- Problem requirements:
Repeat each record exactly. Any picture gets left out.

- Records provided:
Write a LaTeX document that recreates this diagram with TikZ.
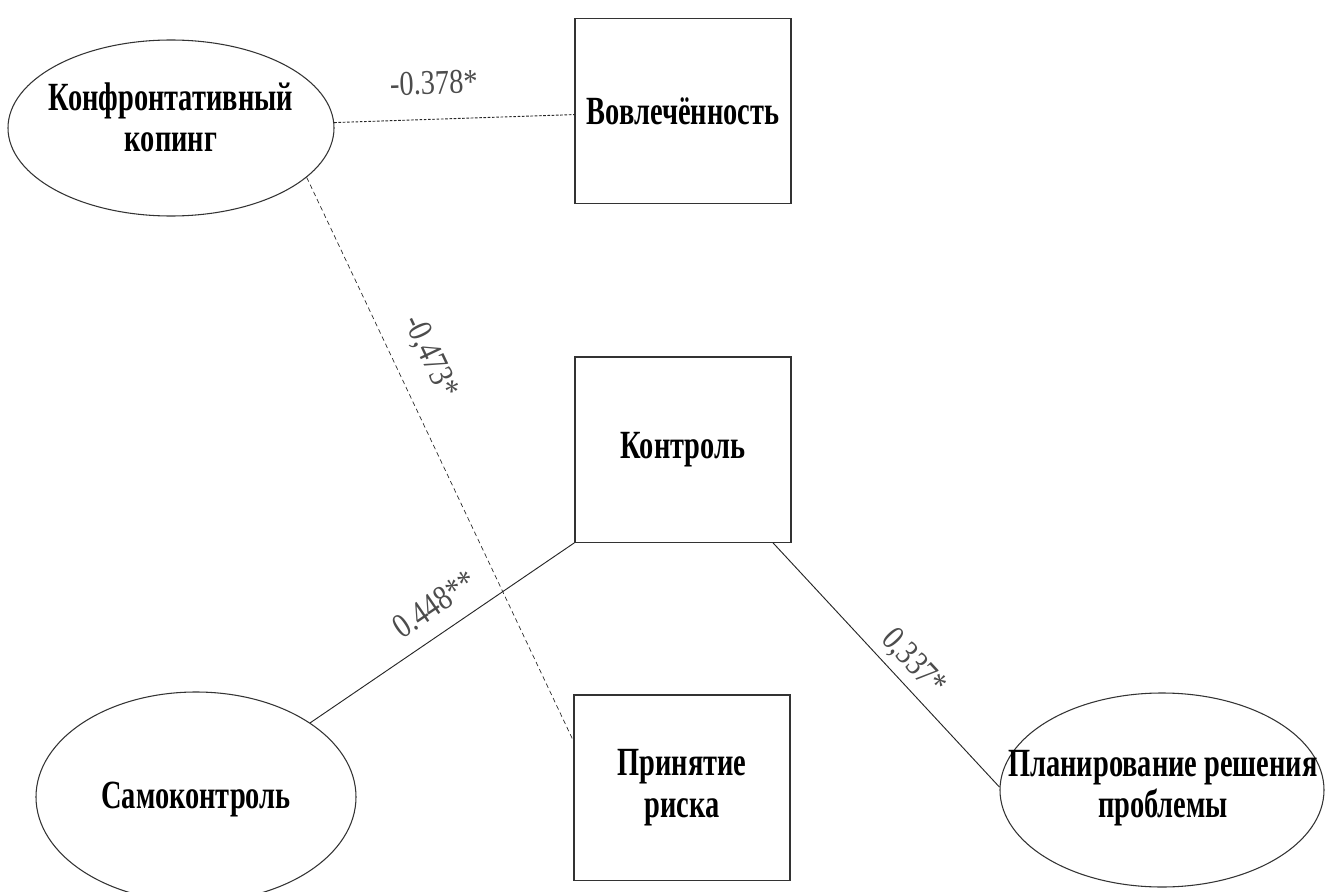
\documentclass[tikz,border=0pt]{standalone}
\usepackage{fontspec}
\setmainfont{Liberation Serif}
\newfontfamily\namefont[FakeStretch=0.71]{Liberation Serif}
\newfontfamily\coeffont[FakeStretch=0.82]{Liberation Serif}
\usetikzlibrary{shapes.geometric}

\tikzstyle{every node}=[inner sep=0pt]
\tikzstyle{copingell}=[ellipse, draw=black!80, line width=0.8pt]
\tikzstyle{nametext}=[align=center, font={\namefont\bfseries\fontsize{30}{31}\selectfont}]
\tikzstyle{subscale}=[nametext, rectangle, draw=black!80, line width=1pt, minimum width=162pt, minimum height=139pt]
\tikzstyle{coef}=[sloped, font={\coeffont\fontsize{26}{28}\selectfont}, text=black!70]
\tikzstyle{link}=[line width=0.7pt, draw=black!85]
\tikzstyle{dotlink}=[link, dash pattern=on 2pt off 1.2pt]
\tikzstyle{dashlink}=[link, line width=0.5pt, dash pattern=on 3.5pt off 2.5pt]

\begin{document}
\begin{tikzpicture}[x=0.75pt, y=-0.75pt]
    \useasboundingbox (0,0) rectangle (1325,892);

    % coping strategies
    \node [copingell, minimum width=244.5pt, minimum height=132pt] (konf) at (171,128) {};
    \node [nametext] (konftext) at (171,117) {Конфронтативный\\копинг};
    \node [copingell, minimum width=240pt, minimum height=157.5pt] (samo) at (196,797) {};
    \node [nametext] (samotext) at (196,800) {Самоконтроль};
    \node [copingell, minimum width=243pt, minimum height=145.5pt] (plan) at (1162,790) {};
    \node [nametext] (plantext) at (1163,788) {Планирование решения\\проблемы};

    % hardiness scales
    \node [subscale] (vovl) at (683,111) {Вовлечённость};
    \node [subscale] (kontr) at (683,449.5) {Контроль};
    \node [subscale] (prin) at (682,787.5) {Принятие\\риска};

    \draw [dotlink] (konf) -- node [coef, pos=0.42, above=18pt] {-0.378*} (vovl);
    \draw [dashlink] (konf.-20) -- node [coef, pos=0.345, above=15pt] {-0,473*} ([yshift=35pt]prin.west);
    \draw [link] (samo.33) -- node [coef, pos=0.53, above=12pt] {0.448**} (kontr.south west);
    \draw [link] ([xshift=-14pt]kontr.south east) -- node [coef, pos=0.55, above=5pt] {0,337*} (plan.179);
\end{tikzpicture}
\end{document}
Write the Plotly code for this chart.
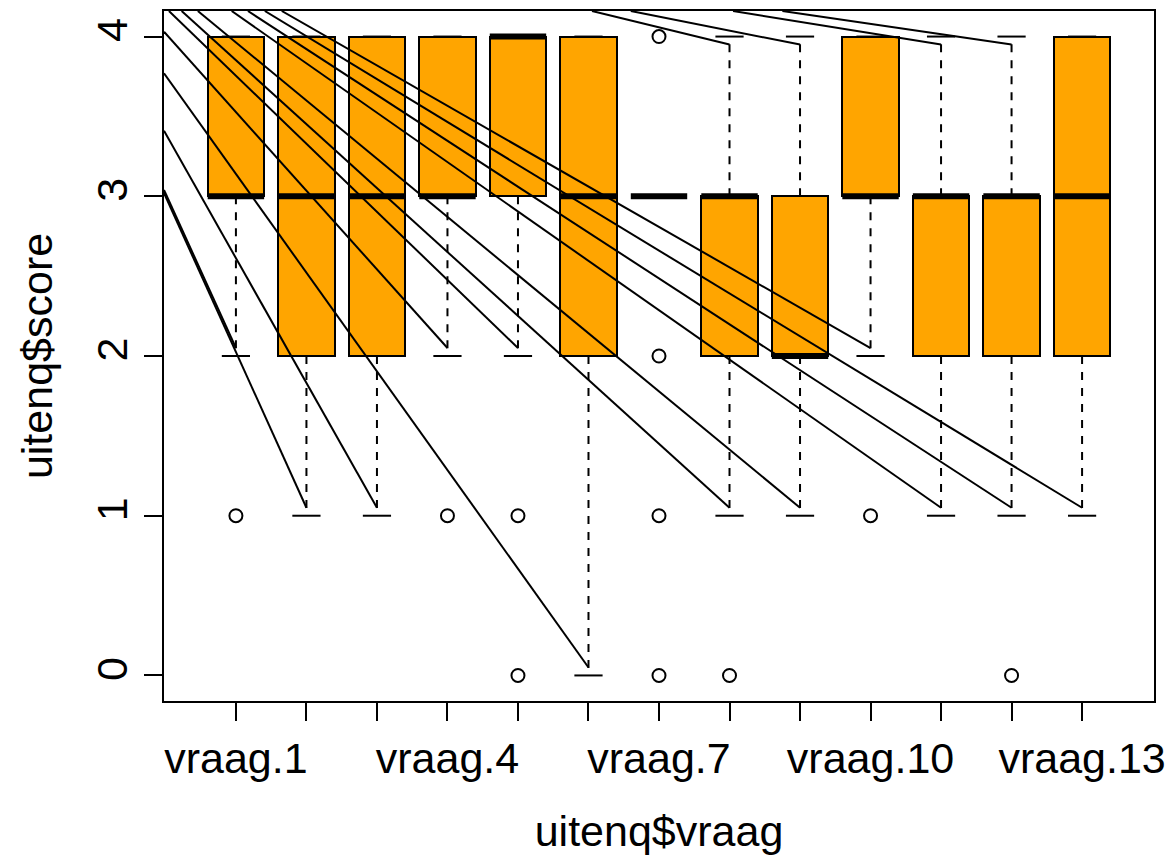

- Final answer:
Write a LaTeX document that recreates this diagram with TikZ.
\documentclass[tikz,border=0pt]{standalone}
\usepackage{fontspec}
\setmainfont{Liberation Serif}
\newfontfamily\namefont[FakeStretch=0.71]{Liberation Serif}
\newfontfamily\coeffont[FakeStretch=0.82]{Liberation Serif}
\usetikzlibrary{shapes.geometric}

\tikzstyle{every node}=[inner sep=0pt]
\tikzstyle{copingell}=[ellipse, draw=black!80, line width=0.8pt]
\tikzstyle{nametext}=[align=center, font={\namefont\bfseries\fontsize{30}{31}\selectfont}]
\tikzstyle{subscale}=[nametext, rectangle, draw=black!80, line width=1pt, minimum width=162pt, minimum height=139pt]
\tikzstyle{coef}=[sloped, font={\coeffont\fontsize{26}{28}\selectfont}, text=black!70]
\tikzstyle{link}=[line width=0.7pt, draw=black!85]
\tikzstyle{dotlink}=[link, dash pattern=on 2pt off 1.2pt]
\tikzstyle{dashlink}=[link, line width=0.5pt, dash pattern=on 3.5pt off 2.5pt]

\begin{document}
\begin{tikzpicture}[x=0.75pt, y=-0.75pt]
    \useasboundingbox (0,0) rectangle (1325,892);

    % coping strategies
    \node [copingell, minimum width=244.5pt, minimum height=132pt] (konf) at (171,128) {};
    \node [nametext] (konftext) at (171,117) {Конфронтативный\\копинг};
    \node [copingell, minimum width=240pt, minimum height=157.5pt] (samo) at (196,797) {};
    \node [nametext] (samotext) at (196,800) {Самоконтроль};
    \node [copingell, minimum width=243pt, minimum height=145.5pt] (plan) at (1162,790) {};
    \node [nametext] (plantext) at (1163,788) {Планирование решения\\проблемы};

    % hardiness scales
    \node [subscale] (vovl) at (683,111) {Вовлечённость};
    \node [subscale] (kontr) at (683,449.5) {Контроль};
    \node [subscale] (prin) at (682,787.5) {Принятие\\риска};

    \draw [dotlink] (konf) -- node [coef, pos=0.42, above=18pt] {-0.378*} (vovl);
    \draw [dashlink] (konf.-20) -- node [coef, pos=0.345, above=15pt] {-0,473*} ([yshift=35pt]prin.west);
    \draw [link] (samo.33) -- node [coef, pos=0.53, above=12pt] {0.448**} (kontr.south west);
    \draw [link] ([xshift=-14pt]kontr.south east) -- node [coef, pos=0.55, above=5pt] {0,337*} (plan.179);
\end{tikzpicture}
\end{document}
Write the Plotly code for this chart.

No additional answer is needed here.